I appreciate what the noble Lord has said. I pay tribute to the work of Jon Boutcher, and I hope to see him to discuss it very shortly, but we have yet to see whether prosecutions can take place. There are cases before the DPP which have been sitting there for some time, so we have yet to see any outcome; and we await his first interim report, so we should perhaps exert a bit of caution.
Turning to the noble Lord’s Amendment 112, as I have said, conditional immunity will be granted to individuals who provide an account true to the best of their knowledge and belief. In determining whether that is the case, the immunity request panel, which is chaired by the chief commissioner, who will be a senior judge, retired or serving, will of course exercise professional judgment in that respect. In our view, the noble Lord’s amendment would give the immunity request panel too broad a discretion to refuse to grant immunity, even where the statutory conditions are met, and we do not consider that appropriate. The
existence of such discretion would lead to uncertainty over the terms of the process for those who might come forward with information, potentially discouraging their co-operation. Additionally, the application of such a broad discretion may undermine the perception of fairness which is critical to wider public trust.
However, the Government are tabling amendments that will enhance the robustness of the immunity process. My Amendment 139 will create a new offence for people who knowingly or recklessly make a false statement to the commission, including as part of an application for immunity. People convicted of this offence could go to prison for up to two years and face an unlimited fine. I hope noble Lords will agree that that is a significant strengthening of this legislation. Amendment 43 makes an important consequential change to Clause 7, ensuring that a false statement provided to the commission can be used in evidence against the person who provided it if prosecuted for the new offence. Government Amendment 140 proposes that a person convicted of this offence in relation to a request for immunity will automatically lose that immunity and therefore, under provisions in part 2 of the new schedule to be inserted by Amendment 85, will not be able to apply for immunity for those offences again. I hope noble Lords will agree that someone who has been proven to have deliberately or recklessly provided a false account to the commission, potentially frustrating the objective of families to know the truth about what happened to their loved ones, should not retain any immunity granted in relation to that false account.
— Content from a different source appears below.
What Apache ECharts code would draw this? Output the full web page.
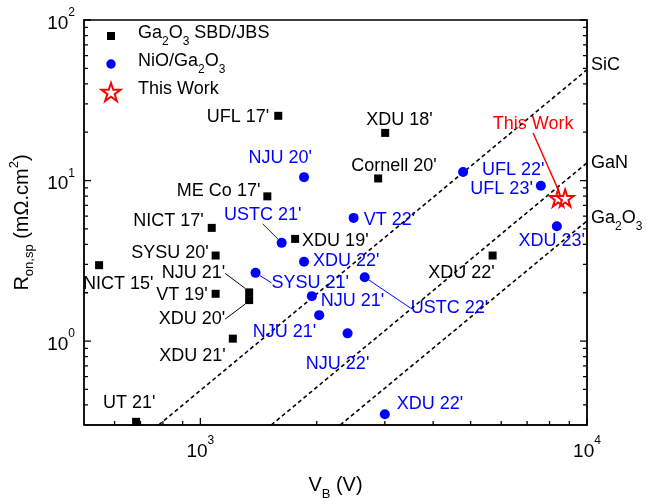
<!DOCTYPE html>
<html>
<head>
<meta charset="utf-8">
<script src="https://cdn.jsdelivr.net/npm/echarts@6/dist/echarts.min.js"></script>
<style>
  html, body { margin: 0; padding: 0; background: #fff; }
  #chart { width: 647px; height: 498px; }
</style>
</head>
<body>
<div id="chart"></div>
<script>
// Specific on-resistance versus breakdown voltage of Ga2O3 power diodes

// Ga2O3 Schottky / JBS diodes
const sbdNames = ["UFL 17'", "ME Co 17'", "NICT 17'", "SYSU 20'", "NICT 15'", "VT 19'", "NJU 21'",
                  "XDU 20'", "XDU 21'", "UT 21'", "XDU 19'", "Cornell 20'", "XDU 18'", "XDU 22'"];
const sbdVb  = [1590, 1490, 1070, 1095, 547, 1095, 1337, 1337, 1213, 682, 1758, 2883, 3006, 5700];
const sbdRon = [25.3, 7.97, 5.07, 3.41, 2.97, 1.97, 2.01, 1.80, 1.035, 0.314, 4.33, 10.3, 19.8, 3.41];

// NiO/Ga2O3 heterojunction diodes
const hjNames = ["NJU 20'", "USTC 21'", "VT 22'", "XDU 22'", "SYSU 21'", "USTC 22'", "NJU 21'",
                 "NJU 21'", "NJU 22'", "XDU 22'", "UFL 22'", "UFL 23'", "XDU 23'"];
const hjVb  = [1854, 1623, 2491, 1854, 1389, 2661, 1942, 2029, 2403, 3000, 4781, 7596, 8356];
const hjRon = [10.5, 4.09, 5.85, 3.12, 2.66, 2.50, 1.905, 1.45, 1.117, 0.35, 11.3, 9.29, 5.19];

// This work
const workNames = ['This Work', ''];
const workVb  = [8420, 8780];
const workRon = [7.78, 7.78];

// Unipolar material limits (end points)
const limitNames = ['SiC', 'GaN', 'Ga2O3'];
const sicLimit   = [[780, 0.3], [10000, 49]];
const ganLimit   = [[1525, 0.3], [10000, 12.9]];
const ga2o3Limit = [[2300, 0.3], [10000, 5.6]];

// Axis ranges and tick values
const xRange = [500, 10000];
const yRange = [0.3, 100];
const xMajorTicks = [1000, 10000];
const xMinorTicks = [600, 700, 800, 900, 2000, 3000, 4000, 5000, 6000, 7000, 8000, 9000];
const yMajorTicks = [1, 10, 100];
const yMinorTicks = [0.4, 0.5, 0.6, 0.7, 0.8, 0.9, 2, 3, 4, 5, 6, 7, 8, 9,
                     20, 30, 40, 50, 60, 70, 80, 90];

// Label anchors relative to each point: [align, dx, dy, leader line]
const sbdPlace = [
  ['right', -9, 1], ['right', -7, -5], ['right', -8, -7], ['right', -7, -3],
  ['left', -16, 19], ['right', -8, 1], ['right', -24, -19, true], ['right', -24, 19, true],
  ['right', -7, 17], ['center', -7, -19], ['left', 7, 2], ['left', -27, -12],
  ['left', -19, -13], ['right', 2, 17]
];
const hjPlace = [
  ['right', 8, -19], ['center', -19, -28, true], ['left', 10, 2], ['left', 9, -1],
  ['left', 16, 10, true], ['left', 46, 31, true], ['left', 9, 5], ['right', -3, 17],
  ['center', -10, 31], ['left', 12, -10], ['left', 19, -2], ['right', -8, 3],
  ['right', 28, 15]
];
const workPlace = [['center', -25, -74, true], ['center', 0, 0]];

const FONT = "'Liberation Sans', Arial, Helvetica, sans-serif";
const BLUE = '#0000ff';
const RED = '#ff0000';
const STAR = 'path://M50,0 L61.23,34.55 L97.55,34.55 L68.16,55.9 L79.39,90.45 L50,69.1 L20.61,90.45 L31.84,55.9 L2.45,34.55 L38.77,34.55 Z';
// Legend icons share one 44x20 frame so every row lines up the same way
const LEG_SQUARE = 'path://M0,0 M44,20 M18,6 L26,6 L26,14 L18,14 Z';
const LEG_CIRCLE = 'path://M0,0 M44,20 M17.3,10 A4.7,4.7 0 1 1 26.7,10 A4.7,4.7 0 1 1 17.3,10 Z';
const LEG_STAR = 'path://M0,0 M44,20 M22,0.96 L24.25,7.87 L31.51,7.87 L25.63,12.14 L27.88,19.05 L22,14.78 L16.12,19.05 L18.37,12.14 L12.49,7.87 L19.75,7.87 Z';

const richText = {
  n: { fontFamily: FONT, fontSize: 18, lineHeight: 24, verticalAlign: 'top', color: '#000' },
  s: { fontFamily: FONT, fontSize: 12, lineHeight: 12, verticalAlign: 'bottom', color: '#000' }
};
const powRich = {
  b:   { fontFamily: FONT, fontSize: 19, lineHeight: 26, verticalAlign: 'bottom', color: '#000' },
  sup: { fontFamily: FONT, fontSize: 12, lineHeight: 12, verticalAlign: 'top', color: '#000' }
};
const powLabel = v => '{b|10}{sup|' + Math.round(Math.log10(v)) + '}';

function items(names, xs, ys, place) {
  return names.map((n, i) => ({
    name: n,
    value: [xs[i], ys[i]],
    label: { show: n !== '' },
    labelLine: { show: !!place[i][3] }
  }));
}
function layoutFrom(place) {
  return params => {
    const p = place[params.dataIndex];
    return { align: p[0], verticalAlign: 'middle', dx: p[1], dy: p[2] };
  };
}
function pointLabel(color) {
  return { show: true, position: 'inside', formatter: '{b}', color: color,
           fontFamily: FONT, fontSize: 18, textBorderWidth: 0 };
}

function limitSeries(name, pts, labelText, offsetY) {
  return {
    name: name, type: 'line', data: pts, xAxisIndex: 0, yAxisIndex: 0,
    symbol: 'none', showSymbol: false, silent: true, z: 1,
    lineStyle: { color: '#000', width: 1.6, type: [4, 3] },
    endLabel: { show: true, formatter: labelText, distance: 4, offset: [0, offsetY],
                fontFamily: FONT, fontSize: 18, color: '#000', rich: richText }
  };
}

const frameLine = { show: true, lineStyle: { color: '#000', width: 1.5 } };

const option = {
  animation: false,
  backgroundColor: '#fff',
  grid: { left: 84, right: 60, top: 20, bottom: 73, containLabel: false, outerBoundsMode: 'none' },
  legend: {
    data: [
      { name: 'Ga2O3 SBD/JBS', icon: LEG_SQUARE },
      { name: 'NiO/Ga2O3', icon: LEG_CIRCLE },
      { name: 'This Work', icon: LEG_STAR }
    ],
    left: 88, top: 24, padding: 0, orient: 'vertical',
    itemWidth: 44, itemHeight: 20, itemGap: 4, selectedMode: false,
    formatter: name => {
      if (name === 'Ga2O3 SBD/JBS') return '{n|Ga}{s|2}{n|O}{s|3}{n| SBD/JBS}';
      if (name === 'NiO/Ga2O3') return '{n|NiO/Ga}{s|2}{n|O}{s|3}';
      return '{n|' + name + '}';
    },
    textStyle: { rich: richText }
  },
  xAxis: [
    { type: 'log', min: xRange[0], max: xRange[1], position: 'bottom',
      axisLine: frameLine, axisTick: { show: false },
      axisLabel: { show: true, customValues: xMajorTicks, margin: 10, formatter: powLabel, rich: powRich },
      splitLine: { show: false }, minorTick: { show: false },
      name: '{v|V}{s|B}{v| (V)}', nameLocation: 'middle', nameGap: 50,
      nameTextStyle: { rich: {
        v: { fontFamily: FONT, fontSize: 20, lineHeight: 26, verticalAlign: 'top', color: '#000' },
        s: { fontFamily: FONT, fontSize: 13, lineHeight: 13, verticalAlign: 'bottom', color: '#000' } } } },
    { type: 'log', min: xRange[0], max: xRange[1], position: 'top',
      axisLine: frameLine, axisTick: { show: false }, axisLabel: { show: false }, splitLine: { show: false } }
  ],
  yAxis: [
    { type: 'log', min: yRange[0], max: yRange[1], position: 'left',
      axisLine: frameLine, axisTick: { show: false },
      axisLabel: { show: true, customValues: yMajorTicks, margin: 9, formatter: powLabel, rich: powRich },
      splitLine: { show: false }, minorTick: { show: false },
      name: '{r|R}{sub|on,sp}{r| (mΩ.cm}{sup|2}{r|)}', nameLocation: 'middle', nameRotate: 90, nameGap: 48,
      nameTextStyle: { rich: {
        r:   { fontFamily: FONT, fontSize: 20, lineHeight: 28, verticalAlign: 'middle', color: '#000' },
        sub: { fontFamily: FONT, fontSize: 13, lineHeight: 13, verticalAlign: 'bottom', color: '#000' },
        sup: { fontFamily: FONT, fontSize: 13, lineHeight: 13, verticalAlign: 'top', color: '#000' } } } },
    { type: 'log', min: yRange[0], max: yRange[1], position: 'right',
      axisLine: frameLine, axisTick: { show: false }, axisLabel: { show: false }, splitLine: { show: false } }
  ],
  series: [
    limitSeries(limitNames[0], sicLimit, 'SiC', -5),
    limitSeries(limitNames[1], ganLimit, 'GaN', 0),
    limitSeries(limitNames[2], ga2o3Limit, '{n|Ga}{s|2}{n|O}{s|3}', 0),
    {
      name: 'Ga2O3 SBD/JBS', type: 'scatter', xAxisIndex: 0, yAxisIndex: 0, z: 3,
      symbol: 'rect', symbolSize: 8,
      itemStyle: { color: '#000', opacity: 1 },
      label: pointLabel('#000'),
      labelLine: { lineStyle: { color: '#000', width: 1 } },
      labelLayout: layoutFrom(sbdPlace),
      data: items(sbdNames, sbdVb, sbdRon, sbdPlace)
    },
    {
      name: 'NiO/Ga2O3', type: 'scatter', xAxisIndex: 0, yAxisIndex: 0, z: 3,
      symbol: 'circle', symbolSize: 10,
      itemStyle: { color: BLUE, opacity: 1 },
      label: pointLabel(BLUE),
      labelLine: { lineStyle: { color: BLUE, width: 1 } },
      labelLayout: layoutFrom(hjPlace),
      data: items(hjNames, hjVb, hjRon, hjPlace)
    },
    {
      name: 'This Work', type: 'scatter', xAxisIndex: 0, yAxisIndex: 0, z: 4,
      symbol: STAR, symbolSize: 17,
      itemStyle: { color: '#fff', borderColor: RED, borderWidth: 2, opacity: 1 },
      label: pointLabel(RED),
      labelLine: { lineStyle: { color: RED, width: 1.5 } },
      labelLayout: layoutFrom(workPlace),
      data: items(workNames, workVb, workRon, workPlace)
    }
  ]
};

const chart = echarts.init(document.getElementById('chart'), null, { renderer: 'canvas' });
chart.setOption(option);

// Inward tick marks on the frame: one comb-shaped polyline per side,
// each tooth placed with the axis scale.
function frameTicks() {
  const px = v => chart.convertToPixel({ xAxisIndex: 0 }, v);
  const py = v => chart.convertToPixel({ yAxisIndex: 0 }, v);
  const left = px(xRange[0]);
  const right = px(xRange[1]);
  const bottom = py(yRange[0]);
  const top = py(yRange[1]);
  const withLen = (major, minor) =>
    major.map(v => [v, 7]).concat(minor.map(v => [v, 4])).sort((a, b) => a[0] - b[0]);

  const bottomComb = [[left, bottom]];
  withLen(xMajorTicks, xMinorTicks).forEach(([v, len]) => {
    const x = px(v);
    bottomComb.push([x, bottom], [x, bottom - len], [x, bottom]);
  });
  bottomComb.push([right, bottom]);

  const leftComb = [[left, bottom]];
  const rightComb = [[right, bottom]];
  withLen(yMajorTicks, yMinorTicks).forEach(([v, len]) => {
    const y = py(v);
    leftComb.push([left, y], [left + len, y], [left, y]);
    rightComb.push([right, y], [right - len, y], [right, y]);
  });
  leftComb.push([left, top]);
  rightComb.push([right, top]);

  const comb = pts => ({
    type: 'polyline', silent: true, z: 100,
    shape: { points: pts },
    style: { stroke: '#000', lineWidth: 1.3, fill: null, lineJoin: 'bevel', lineCap: 'butt' }
  });
  chart.setOption({ graphic: { elements: [comb(bottomComb), comb(leftComb), comb(rightComb)] } });
}
frameTicks();
</script>
</body>
</html>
I am instinctively sympathetic to Amendment 124 from the noble Lord, Lord Hain, which would attach certain licence conditions to somebody granted immunity. I am also sympathetic to the intent behind Amendment 149, in the name of my noble friend Lord Dodds of Duncairn, which would widen the circumstances in which immunity could be revoked. I am very happy to commit to considering these further and sitting down with the noble Lords to discuss them between Committee and Report. I am very sympathetic to the intent behind both those amendments.
Regrettably, I am not able to say the same to the noble Baroness, Lady O’Loan, in respect of Amendment 131, which seeks to remove subsections (7) and (8) of Clause 21, which will allow the Secretary of State to publish general guidance relating to decisions on immunity. Without going over some of the same ground that we discussed in considering the previous group, the Government are very confident that the commission will retain full operational independence in making decisions, including decisions on immunity, and the Secretary of State will have absolutely no say whatever in any specific individual immunity application. The intention of the general guidance the Secretary of State may issue, and to which the commission must have regard, is to help the commission apply the statutory criteria in a consistent and transparent manner when taking decisions. It will be important that we engage with a number of experts, including prosecutors, when developing this guidance so that it is effective and workable. On the previous group, I referred to the fact that there are examples of this in other legislation, including the Police (Northern Ireland) Act 1998, which set up the Police Ombudsman for Northern Ireland.
Turning to the question of whether Clause 18 should stand part of the Bill, I would gently take issue here. The noble Lord, Lord Murphy of Torfaen, said that without this clause there would not be an argument. Unfortunately, one of the reasons we are here is that there was no equivalent Clause 18 in the report compiled by the noble and right reverend Lord, Lord Eames, and Denis Bradley in 2009. There was no such clause in the Stormont House agreement, but there was no consensus around any of those attempts to deal with the legacy of the past. Yes, I agree that this clause is extremely challenging, and I have said on the record that it is extremely challenging for me, but to say that without it, everything would be perfect is probably mistaken.